If we keep expanding credit, there comes a time when too many people no longer want to hold the money. They want to exchange it for goods and assets. Quite suddenly prices begin to run away and nobody wants to hold dollars because they are depreciating too fast. The economist Hans Sennholz said it best. “The ultimate destination of the present road of political fiat is hyperinflation with all its ominous economic, social, and political consequences. On this road, no federal plan, program, incomes policy, control, nationalization, threat, fine, or prison can prevent the continuous erosion and ultimate destruction of the dollar.”

The Fed feverishly pumps out additional money and credit to forestall a collapse. It’s an unhealthy system where only more debt can save us. Dan Denning described this perverse predicament. “The scope of the debt problem in America hasn’t been fully understood. The single distinguishing feature of the current version of American capitalism is credit creation. So much debt has been created in the last twenty years that it requires huge amounts of new credit simply to keep the system liquid. The necessity for ever-larger amounts of credit to keep the system liquid weighs on the ability of the Fed to reflate. It’s like pouring more and more water in the bathtub with a big hole in the bottom.”

It’s interesting to read what Andrew Dickinson White wrote about the great French inflation in the 18th century that destroyed the currency and economy of France, and compare his comments to the monetary expansion of today. “Whenever a great quantity of paper money is suddenly issued, we invariably see a rapid increase of trade. The great quantity of the circulating medium sets in motion all the energies of commerce and manufacturers; capital for investment is more easily found than usual, and trade perpetually receives fresh nutriment.”

He describes the consequences. “There arose the clamor for more paper money. At first, new issues were made with great difficulty; but, the dike once broken, the current of irredeemable currency poured through; and swollen beyond control. It was urged on by speculators for a rise in values; by demagogues who persuaded the mob that a nation, by its simple fiat, could stamp real value to any amount upon valueless objects. As a natural consequence, a great debtor class grew rapidly, and this class gave its influence to depreciate more and more the currency in which its debts were to be paid. The government now began, and continued by spasms to grind out still more paper; commerce was at first stimulated by the difference in exchange; but this cause soon ceased to operate, and commerce, having been stimulated unhealthfully, wasted away. Manufacturers at first received a great impulse; but, ere long, this overproduction and overstimulus proved as fatal to them as to commerce.

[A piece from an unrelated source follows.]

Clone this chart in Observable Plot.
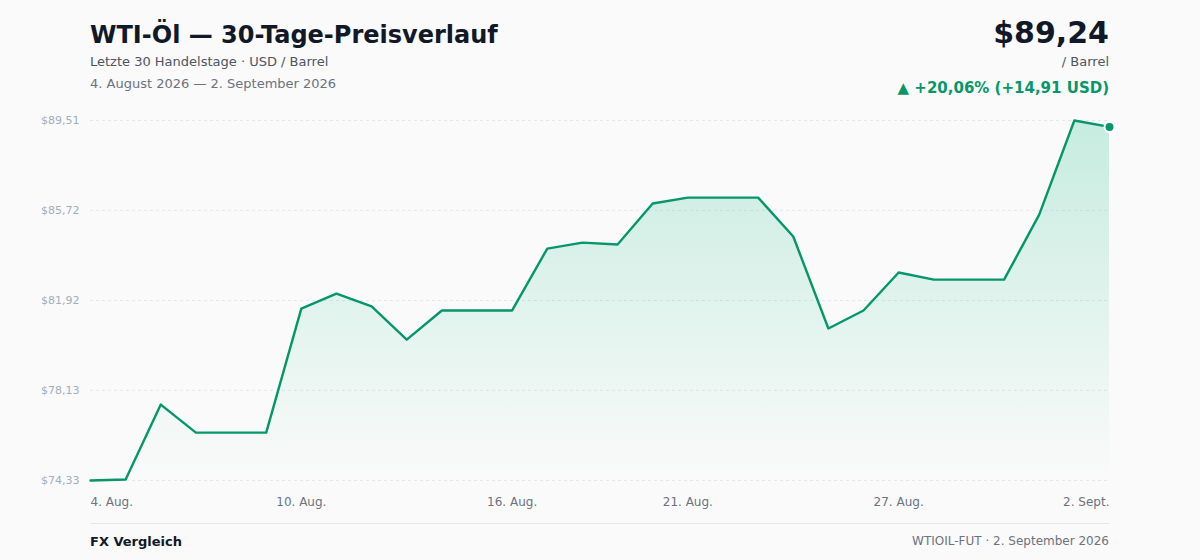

“A still worse outgrowth was the increase of speculation and gambling… For at the great metropolitan centers grew a luxurious, speculative stock-gambling body, which, like a malignant tumor, absorbed into itself the strength of the nation and sent out its cancerous fibers to the remotest hamlets. At these city centers abundant wealth seemed to be piled up. In the country at large there grew a dislike of steady labor and a contempt for moderate gains and simple living.

Mr. White continued, “… how easy it is to issue it; how difficult it is to check its overissue; how seductively it leads to the absorption of the means of the working men and men of small fortunes; how heavily it falls on all those living on fixed incomes, salaries, or wages; how securely it creates, on the ruins of the prosperity of all men of meager means, a class of debauched speculators, the most injurious class that a nation can harbor – more injurious, indeed, than professional criminals whom the law recognizes and can throttle; how it stimulates overproduction at first and leaves every industry flaccid afterward; how it breaks down thrift and develops political and social immorality.”

Are we any smarter about economics and monetary affairs today? We have highly educated men in charge, considered to be brilliant. Mr. White wrote, “The men who had charge of French finance….. were universally recognized as among the most skillful and honest financiers in Europe.”